"Ladakh, the Persian transliteration of the Tibetan La-dvags, is warranted by the pronunciation of the word in several Tibetan districts."
Historically, the region included the Baltistan (Baltiyul) valleys, the Indus Valley, the remote Zangskar, Lahaul and Spiti to the south, Aksai Chin and Ngari, including the Rudok region and Guge, in the east, and the Nubra valleys to the north.
Contemporary Ladakh borders Tibet to the east, the Lahaul and Spiti to the south, the Vale of Kashmir, Jammu and Baltiyul regions to the west, and the trans–Kunlun territory of Xinjiang to the far north. Ladakh is renowned for its remote mountain beauty and culture. It is sometimes called "Little Tibet" as it has been strongly influenced by Tibetan culture.
In the past Ladakh gained importance from its strategic location at the crossroads of important trade routes, but since the Chinese authorities closed the borders with Tibet and Central Asia in the 1960s, international trade has dwindled except for tourism. Since 1974, the Government of India has successfully encouraged tourism in Ladakh. Since Ladakh is a part of strategically important Jammu and Kashmir, the Indian military maintains a strong presence in the region.

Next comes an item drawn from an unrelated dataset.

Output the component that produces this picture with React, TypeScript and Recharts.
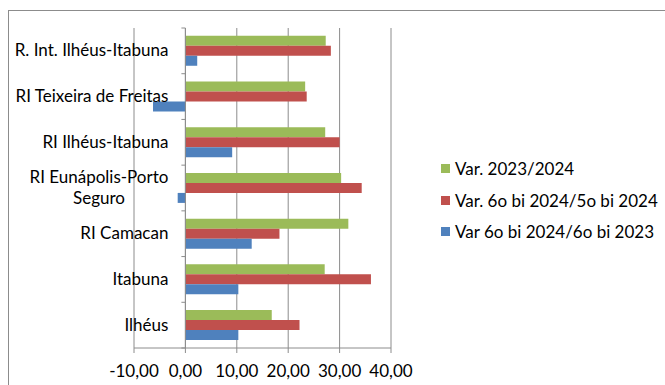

The largest town in Ladakh is Leh. It is one of the few remaining abodes of Buddhism in South Asia, including the Chittagong Hill Tracts, Bhutan and Sri Lanka; a majority of Ladakhis are Tibetan Buddhists and the rest are mostly Shia Muslims. Leh is followed by Kargil as the second largest town in Ladakh.Some Ladakhi activists have in recent times called for Ladakh to be constituted as a union territory because of its religious and cultural differences with predominantly Muslim Kashmir.